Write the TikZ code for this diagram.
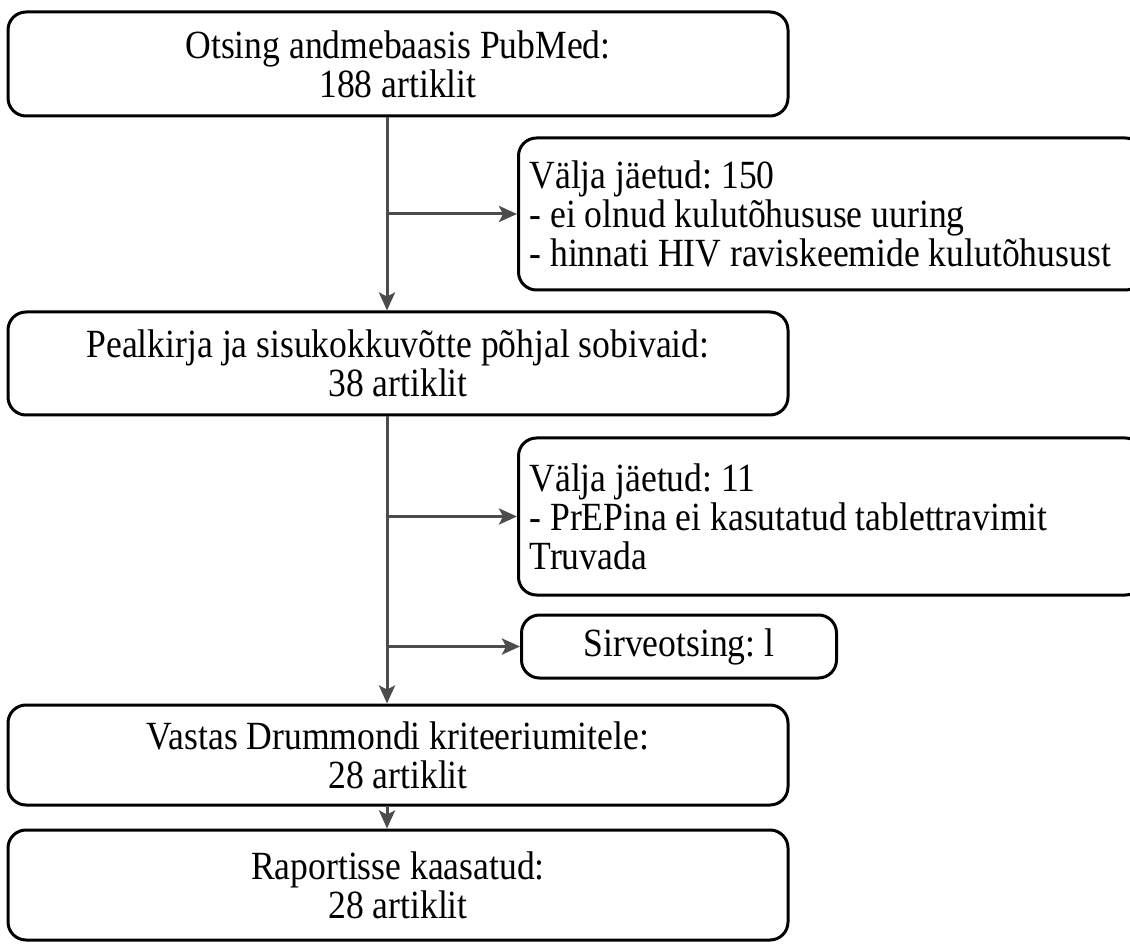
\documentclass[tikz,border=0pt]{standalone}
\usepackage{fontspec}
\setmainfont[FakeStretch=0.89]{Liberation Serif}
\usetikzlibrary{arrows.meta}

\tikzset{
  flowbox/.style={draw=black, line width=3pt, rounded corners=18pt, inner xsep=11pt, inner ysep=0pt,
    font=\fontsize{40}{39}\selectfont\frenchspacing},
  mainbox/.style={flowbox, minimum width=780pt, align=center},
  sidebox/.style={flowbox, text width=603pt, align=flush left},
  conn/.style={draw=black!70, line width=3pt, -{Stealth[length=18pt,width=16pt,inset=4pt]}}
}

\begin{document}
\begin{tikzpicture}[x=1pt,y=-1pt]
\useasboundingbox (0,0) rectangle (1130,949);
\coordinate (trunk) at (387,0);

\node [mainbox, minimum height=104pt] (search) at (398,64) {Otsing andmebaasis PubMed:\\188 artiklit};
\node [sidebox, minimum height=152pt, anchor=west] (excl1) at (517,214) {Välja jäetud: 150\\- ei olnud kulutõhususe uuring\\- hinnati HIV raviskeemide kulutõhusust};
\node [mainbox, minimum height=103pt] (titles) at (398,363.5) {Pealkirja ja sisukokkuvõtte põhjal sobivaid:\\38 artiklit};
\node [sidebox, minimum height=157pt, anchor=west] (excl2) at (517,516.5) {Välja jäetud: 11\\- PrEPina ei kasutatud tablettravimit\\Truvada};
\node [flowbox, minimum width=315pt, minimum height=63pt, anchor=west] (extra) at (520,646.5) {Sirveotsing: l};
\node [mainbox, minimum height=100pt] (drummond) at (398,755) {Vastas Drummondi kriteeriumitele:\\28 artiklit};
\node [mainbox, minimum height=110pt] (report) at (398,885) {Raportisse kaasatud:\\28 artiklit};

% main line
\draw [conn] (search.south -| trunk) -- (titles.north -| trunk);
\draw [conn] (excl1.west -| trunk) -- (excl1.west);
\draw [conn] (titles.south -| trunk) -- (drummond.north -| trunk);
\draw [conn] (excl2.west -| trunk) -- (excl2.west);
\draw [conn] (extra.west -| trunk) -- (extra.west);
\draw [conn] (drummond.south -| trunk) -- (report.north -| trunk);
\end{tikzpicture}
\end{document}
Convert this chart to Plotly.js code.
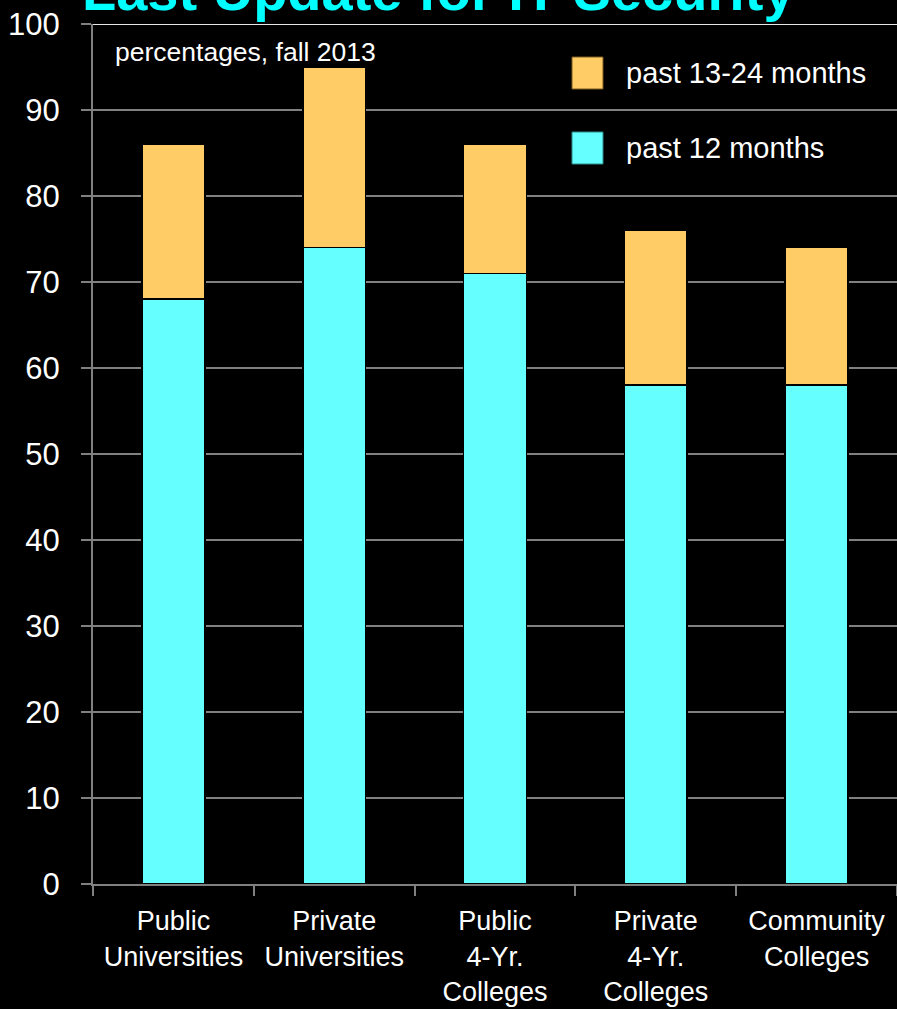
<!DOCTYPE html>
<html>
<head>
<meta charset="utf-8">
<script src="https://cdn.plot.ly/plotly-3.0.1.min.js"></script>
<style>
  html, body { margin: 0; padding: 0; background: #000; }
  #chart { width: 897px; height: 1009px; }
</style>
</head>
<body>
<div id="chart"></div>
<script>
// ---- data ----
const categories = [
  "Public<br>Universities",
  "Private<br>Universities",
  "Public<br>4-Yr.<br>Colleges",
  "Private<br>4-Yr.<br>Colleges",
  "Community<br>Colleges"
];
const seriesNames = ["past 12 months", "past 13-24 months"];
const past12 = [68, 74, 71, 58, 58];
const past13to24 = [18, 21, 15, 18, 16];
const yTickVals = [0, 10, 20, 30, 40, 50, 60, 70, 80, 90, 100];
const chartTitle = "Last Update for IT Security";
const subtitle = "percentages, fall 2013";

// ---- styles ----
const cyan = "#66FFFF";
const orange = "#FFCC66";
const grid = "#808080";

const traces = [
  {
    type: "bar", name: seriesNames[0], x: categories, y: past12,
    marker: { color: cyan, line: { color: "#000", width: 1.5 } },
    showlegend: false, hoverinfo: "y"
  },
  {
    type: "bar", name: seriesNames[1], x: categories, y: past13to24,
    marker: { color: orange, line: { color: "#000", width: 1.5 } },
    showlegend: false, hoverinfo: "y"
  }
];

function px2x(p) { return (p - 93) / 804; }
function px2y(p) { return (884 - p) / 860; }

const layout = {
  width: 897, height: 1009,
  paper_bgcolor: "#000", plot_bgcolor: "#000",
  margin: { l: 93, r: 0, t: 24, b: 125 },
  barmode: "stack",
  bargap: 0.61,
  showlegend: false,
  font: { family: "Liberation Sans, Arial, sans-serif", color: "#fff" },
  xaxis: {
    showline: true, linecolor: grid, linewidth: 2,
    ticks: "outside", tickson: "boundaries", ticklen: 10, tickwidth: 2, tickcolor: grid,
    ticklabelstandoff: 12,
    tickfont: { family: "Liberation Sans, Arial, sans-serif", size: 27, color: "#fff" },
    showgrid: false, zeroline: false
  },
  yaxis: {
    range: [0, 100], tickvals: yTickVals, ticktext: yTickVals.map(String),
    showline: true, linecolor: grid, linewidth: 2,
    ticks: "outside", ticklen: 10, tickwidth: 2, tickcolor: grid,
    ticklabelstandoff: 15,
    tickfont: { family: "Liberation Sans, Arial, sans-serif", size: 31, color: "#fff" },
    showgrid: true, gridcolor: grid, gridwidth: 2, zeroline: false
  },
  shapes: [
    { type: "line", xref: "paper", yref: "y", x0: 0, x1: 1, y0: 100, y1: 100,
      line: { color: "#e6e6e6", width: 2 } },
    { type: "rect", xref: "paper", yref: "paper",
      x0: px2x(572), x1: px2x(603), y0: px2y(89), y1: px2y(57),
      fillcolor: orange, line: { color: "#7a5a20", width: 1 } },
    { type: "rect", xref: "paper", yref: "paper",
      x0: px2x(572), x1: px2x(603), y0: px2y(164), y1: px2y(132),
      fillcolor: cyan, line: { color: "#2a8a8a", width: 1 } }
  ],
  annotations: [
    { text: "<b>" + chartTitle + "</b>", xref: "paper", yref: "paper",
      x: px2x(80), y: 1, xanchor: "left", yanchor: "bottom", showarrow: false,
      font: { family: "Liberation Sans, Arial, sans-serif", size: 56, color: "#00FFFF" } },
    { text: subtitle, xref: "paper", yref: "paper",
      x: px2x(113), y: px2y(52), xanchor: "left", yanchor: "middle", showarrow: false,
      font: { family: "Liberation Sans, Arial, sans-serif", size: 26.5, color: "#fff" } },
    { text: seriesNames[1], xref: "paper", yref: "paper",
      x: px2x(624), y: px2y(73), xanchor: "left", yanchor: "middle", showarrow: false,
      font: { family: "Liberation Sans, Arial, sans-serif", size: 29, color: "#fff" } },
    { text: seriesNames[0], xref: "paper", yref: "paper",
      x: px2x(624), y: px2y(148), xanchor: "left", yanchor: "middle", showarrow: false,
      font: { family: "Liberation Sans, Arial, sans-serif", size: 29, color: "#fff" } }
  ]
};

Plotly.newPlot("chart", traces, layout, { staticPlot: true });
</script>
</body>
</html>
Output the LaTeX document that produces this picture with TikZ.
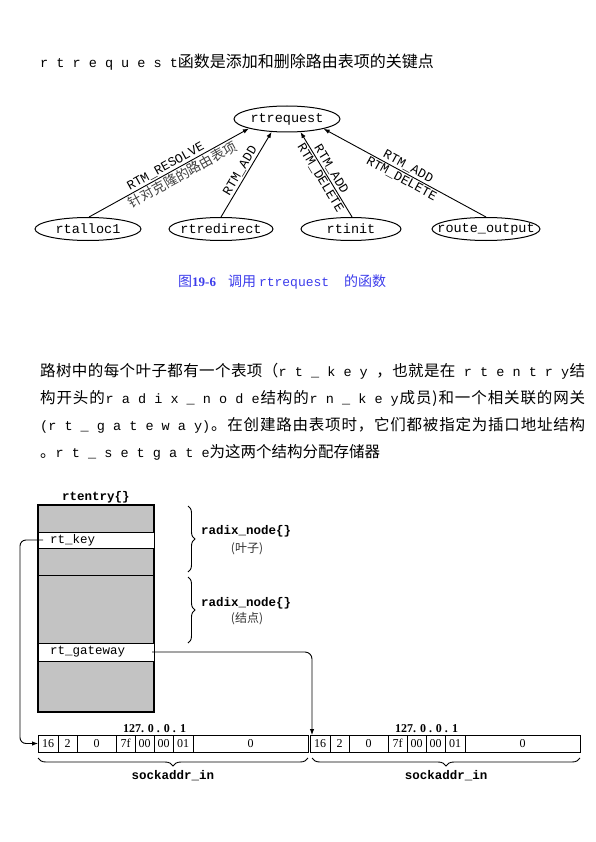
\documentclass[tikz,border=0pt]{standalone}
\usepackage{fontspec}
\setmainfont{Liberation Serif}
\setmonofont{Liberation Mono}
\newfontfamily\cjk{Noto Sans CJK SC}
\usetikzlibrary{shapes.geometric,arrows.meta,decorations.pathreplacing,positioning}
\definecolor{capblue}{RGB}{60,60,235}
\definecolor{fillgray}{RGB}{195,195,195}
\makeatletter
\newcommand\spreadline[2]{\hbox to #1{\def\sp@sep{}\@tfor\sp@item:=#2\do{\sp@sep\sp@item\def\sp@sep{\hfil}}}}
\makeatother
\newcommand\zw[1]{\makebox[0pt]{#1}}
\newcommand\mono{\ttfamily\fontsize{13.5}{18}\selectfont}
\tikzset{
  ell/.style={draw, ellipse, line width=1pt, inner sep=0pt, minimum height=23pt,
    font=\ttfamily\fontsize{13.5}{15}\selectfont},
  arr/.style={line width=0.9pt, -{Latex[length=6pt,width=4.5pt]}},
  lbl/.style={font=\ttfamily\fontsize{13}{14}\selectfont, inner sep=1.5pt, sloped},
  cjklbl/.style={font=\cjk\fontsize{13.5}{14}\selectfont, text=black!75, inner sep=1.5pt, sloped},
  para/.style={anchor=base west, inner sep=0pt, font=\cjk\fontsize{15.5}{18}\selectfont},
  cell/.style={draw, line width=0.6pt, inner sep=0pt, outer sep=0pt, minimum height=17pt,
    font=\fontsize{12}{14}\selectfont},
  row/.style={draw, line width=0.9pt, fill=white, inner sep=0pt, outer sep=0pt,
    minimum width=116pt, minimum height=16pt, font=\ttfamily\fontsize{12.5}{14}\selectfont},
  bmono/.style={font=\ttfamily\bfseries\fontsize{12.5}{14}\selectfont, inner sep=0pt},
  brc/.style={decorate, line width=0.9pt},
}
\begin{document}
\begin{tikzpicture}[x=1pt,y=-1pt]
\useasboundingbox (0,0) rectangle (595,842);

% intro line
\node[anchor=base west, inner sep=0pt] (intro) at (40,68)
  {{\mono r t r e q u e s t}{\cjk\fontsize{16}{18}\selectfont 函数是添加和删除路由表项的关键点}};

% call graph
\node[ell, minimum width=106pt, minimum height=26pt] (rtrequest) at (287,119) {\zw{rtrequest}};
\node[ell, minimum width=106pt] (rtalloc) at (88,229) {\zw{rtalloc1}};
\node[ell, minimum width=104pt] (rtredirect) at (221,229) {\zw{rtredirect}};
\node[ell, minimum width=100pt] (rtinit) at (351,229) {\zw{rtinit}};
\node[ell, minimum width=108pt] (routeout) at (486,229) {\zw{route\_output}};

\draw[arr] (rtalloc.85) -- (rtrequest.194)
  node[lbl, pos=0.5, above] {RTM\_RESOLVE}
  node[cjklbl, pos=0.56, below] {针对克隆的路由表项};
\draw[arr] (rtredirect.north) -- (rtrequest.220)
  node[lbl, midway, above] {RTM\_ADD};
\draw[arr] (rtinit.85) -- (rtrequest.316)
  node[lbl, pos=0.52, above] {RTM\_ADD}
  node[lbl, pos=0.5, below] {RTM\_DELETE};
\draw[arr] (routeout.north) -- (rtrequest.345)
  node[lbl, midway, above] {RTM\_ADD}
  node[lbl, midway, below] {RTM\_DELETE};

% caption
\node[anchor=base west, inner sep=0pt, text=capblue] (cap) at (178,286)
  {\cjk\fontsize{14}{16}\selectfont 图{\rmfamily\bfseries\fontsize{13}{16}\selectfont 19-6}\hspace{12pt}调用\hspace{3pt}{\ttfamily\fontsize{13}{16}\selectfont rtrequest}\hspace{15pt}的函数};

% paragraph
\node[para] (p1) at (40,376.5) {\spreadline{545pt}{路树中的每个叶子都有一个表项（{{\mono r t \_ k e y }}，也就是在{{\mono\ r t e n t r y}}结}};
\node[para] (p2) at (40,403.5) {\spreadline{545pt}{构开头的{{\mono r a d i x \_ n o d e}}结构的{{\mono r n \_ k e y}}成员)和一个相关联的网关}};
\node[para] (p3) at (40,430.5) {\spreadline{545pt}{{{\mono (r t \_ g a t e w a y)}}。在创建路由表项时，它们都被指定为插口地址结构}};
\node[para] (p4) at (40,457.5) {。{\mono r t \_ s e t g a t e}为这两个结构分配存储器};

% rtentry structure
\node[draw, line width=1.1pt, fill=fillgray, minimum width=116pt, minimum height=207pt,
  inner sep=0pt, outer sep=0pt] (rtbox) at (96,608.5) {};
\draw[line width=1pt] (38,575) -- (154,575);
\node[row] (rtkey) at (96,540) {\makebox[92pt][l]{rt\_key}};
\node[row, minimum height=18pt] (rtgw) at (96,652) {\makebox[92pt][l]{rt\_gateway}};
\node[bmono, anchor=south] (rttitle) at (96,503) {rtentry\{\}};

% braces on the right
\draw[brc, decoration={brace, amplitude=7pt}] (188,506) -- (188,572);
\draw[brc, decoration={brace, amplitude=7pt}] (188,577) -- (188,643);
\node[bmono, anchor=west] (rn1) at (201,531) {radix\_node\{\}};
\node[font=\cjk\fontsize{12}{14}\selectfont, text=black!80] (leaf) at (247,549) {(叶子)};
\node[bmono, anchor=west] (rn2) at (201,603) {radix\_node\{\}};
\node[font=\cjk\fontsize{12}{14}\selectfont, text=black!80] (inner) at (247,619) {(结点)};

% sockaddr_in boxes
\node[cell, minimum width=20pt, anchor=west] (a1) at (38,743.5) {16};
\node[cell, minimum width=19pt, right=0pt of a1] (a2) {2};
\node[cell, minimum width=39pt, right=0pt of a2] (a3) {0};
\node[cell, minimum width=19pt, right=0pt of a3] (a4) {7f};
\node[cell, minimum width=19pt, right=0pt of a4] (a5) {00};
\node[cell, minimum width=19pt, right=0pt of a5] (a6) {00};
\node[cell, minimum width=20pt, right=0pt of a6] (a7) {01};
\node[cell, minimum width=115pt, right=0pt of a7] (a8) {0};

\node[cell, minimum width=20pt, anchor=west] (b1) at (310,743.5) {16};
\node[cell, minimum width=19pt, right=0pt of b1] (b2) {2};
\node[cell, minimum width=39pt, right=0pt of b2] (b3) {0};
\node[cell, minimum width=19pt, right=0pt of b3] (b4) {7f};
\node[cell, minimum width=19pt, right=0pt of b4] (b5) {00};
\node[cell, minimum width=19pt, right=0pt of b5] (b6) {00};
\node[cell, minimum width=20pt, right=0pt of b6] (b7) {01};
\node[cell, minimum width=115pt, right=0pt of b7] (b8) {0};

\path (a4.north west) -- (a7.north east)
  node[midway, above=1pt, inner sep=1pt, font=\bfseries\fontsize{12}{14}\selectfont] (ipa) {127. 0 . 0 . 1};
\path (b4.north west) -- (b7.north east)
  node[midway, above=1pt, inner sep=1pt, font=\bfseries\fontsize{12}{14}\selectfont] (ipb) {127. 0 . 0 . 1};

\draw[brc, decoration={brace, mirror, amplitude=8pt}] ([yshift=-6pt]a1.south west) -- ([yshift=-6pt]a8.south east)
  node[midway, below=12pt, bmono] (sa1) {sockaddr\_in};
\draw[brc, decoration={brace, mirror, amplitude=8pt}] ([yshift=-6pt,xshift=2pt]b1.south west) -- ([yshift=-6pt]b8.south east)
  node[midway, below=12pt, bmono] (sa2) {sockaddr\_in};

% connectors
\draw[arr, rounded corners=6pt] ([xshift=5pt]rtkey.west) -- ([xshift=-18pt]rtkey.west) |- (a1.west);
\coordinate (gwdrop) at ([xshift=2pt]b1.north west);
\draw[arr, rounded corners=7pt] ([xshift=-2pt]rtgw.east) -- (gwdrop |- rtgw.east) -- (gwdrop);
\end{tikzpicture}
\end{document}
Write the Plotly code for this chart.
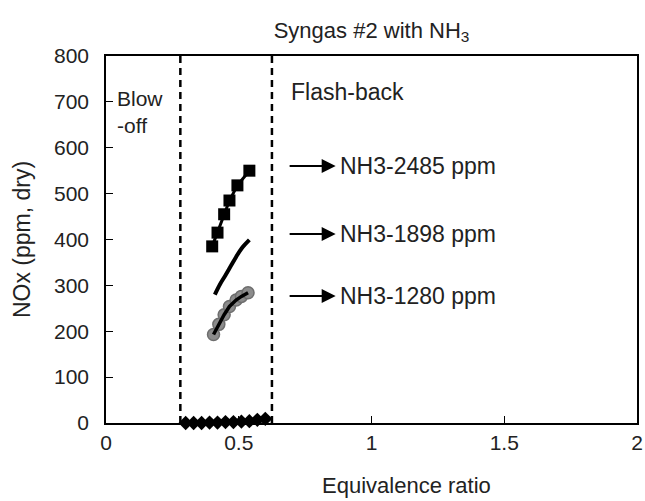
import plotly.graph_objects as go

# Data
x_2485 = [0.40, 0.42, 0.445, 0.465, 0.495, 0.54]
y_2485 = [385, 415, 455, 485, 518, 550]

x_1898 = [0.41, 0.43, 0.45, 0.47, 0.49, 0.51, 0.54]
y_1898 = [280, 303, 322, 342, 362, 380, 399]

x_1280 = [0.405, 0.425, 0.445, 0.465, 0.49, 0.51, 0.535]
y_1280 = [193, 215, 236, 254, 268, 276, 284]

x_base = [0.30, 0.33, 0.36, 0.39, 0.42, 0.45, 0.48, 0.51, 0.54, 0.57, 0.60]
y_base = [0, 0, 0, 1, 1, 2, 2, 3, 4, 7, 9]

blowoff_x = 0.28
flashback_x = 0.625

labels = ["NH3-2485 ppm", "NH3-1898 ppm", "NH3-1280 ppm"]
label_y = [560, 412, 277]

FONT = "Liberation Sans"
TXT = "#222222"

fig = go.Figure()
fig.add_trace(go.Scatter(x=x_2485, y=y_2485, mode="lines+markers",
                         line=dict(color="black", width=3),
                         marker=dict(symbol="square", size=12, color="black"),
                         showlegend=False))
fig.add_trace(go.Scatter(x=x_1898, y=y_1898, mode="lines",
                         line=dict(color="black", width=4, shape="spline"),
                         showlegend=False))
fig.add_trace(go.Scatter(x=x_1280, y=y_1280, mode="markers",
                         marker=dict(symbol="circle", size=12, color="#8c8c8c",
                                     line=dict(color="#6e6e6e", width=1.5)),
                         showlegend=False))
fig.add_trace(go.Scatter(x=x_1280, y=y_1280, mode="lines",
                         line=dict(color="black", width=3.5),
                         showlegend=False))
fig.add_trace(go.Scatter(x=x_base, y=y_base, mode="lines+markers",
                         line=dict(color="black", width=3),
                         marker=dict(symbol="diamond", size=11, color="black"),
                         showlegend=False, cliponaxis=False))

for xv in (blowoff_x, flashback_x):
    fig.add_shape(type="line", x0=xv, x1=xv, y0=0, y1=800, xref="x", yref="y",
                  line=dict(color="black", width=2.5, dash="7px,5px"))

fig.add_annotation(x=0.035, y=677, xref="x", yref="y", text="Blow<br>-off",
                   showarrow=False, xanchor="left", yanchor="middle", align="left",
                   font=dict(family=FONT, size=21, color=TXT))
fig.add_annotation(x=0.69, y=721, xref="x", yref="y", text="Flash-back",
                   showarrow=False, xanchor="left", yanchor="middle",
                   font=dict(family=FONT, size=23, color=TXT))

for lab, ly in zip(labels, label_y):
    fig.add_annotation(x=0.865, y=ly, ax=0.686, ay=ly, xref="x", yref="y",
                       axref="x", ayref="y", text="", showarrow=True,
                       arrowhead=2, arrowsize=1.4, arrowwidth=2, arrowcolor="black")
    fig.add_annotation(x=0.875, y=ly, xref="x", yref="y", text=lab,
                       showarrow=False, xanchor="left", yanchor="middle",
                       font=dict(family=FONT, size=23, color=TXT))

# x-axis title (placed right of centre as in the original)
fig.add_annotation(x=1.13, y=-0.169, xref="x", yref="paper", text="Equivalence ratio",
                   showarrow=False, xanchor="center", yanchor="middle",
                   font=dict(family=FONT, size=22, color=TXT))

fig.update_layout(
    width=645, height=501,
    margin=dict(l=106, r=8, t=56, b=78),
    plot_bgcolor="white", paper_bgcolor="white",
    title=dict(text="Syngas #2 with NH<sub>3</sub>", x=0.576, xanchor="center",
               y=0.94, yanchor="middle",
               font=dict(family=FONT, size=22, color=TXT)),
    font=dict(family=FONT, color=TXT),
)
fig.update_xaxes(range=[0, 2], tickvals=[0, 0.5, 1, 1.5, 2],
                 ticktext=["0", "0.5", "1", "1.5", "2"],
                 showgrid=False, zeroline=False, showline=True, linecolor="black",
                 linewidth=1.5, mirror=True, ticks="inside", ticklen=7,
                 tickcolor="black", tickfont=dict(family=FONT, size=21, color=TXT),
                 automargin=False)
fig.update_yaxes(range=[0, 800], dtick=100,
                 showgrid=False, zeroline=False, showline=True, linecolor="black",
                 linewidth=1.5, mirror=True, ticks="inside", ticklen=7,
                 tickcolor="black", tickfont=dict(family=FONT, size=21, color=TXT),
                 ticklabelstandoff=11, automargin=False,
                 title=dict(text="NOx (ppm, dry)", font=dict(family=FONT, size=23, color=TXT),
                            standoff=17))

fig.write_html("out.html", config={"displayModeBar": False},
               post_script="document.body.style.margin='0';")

────

Only the lines from the start of the records to the line with "(trunk) at (387,0);" belong in the copy. Print them exactly, minus pictures.

Write the TikZ code for this diagram.
\documentclass[tikz,border=0pt]{standalone}
\usepackage{fontspec}
\setmainfont[FakeStretch=0.89]{Liberation Serif}
\usetikzlibrary{arrows.meta}

\tikzset{
  flowbox/.style={draw=black, line width=3pt, rounded corners=18pt, inner xsep=11pt, inner ysep=0pt,
    font=\fontsize{40}{39}\selectfont\frenchspacing},
  mainbox/.style={flowbox, minimum width=780pt, align=center},
  sidebox/.style={flowbox, text width=603pt, align=flush left},
  conn/.style={draw=black!70, line width=3pt, -{Stealth[length=18pt,width=16pt,inset=4pt]}}
}

\begin{document}
\begin{tikzpicture}[x=1pt,y=-1pt]
\useasboundingbox (0,0) rectangle (1130,949);
\coordinate (trunk) at (387,0);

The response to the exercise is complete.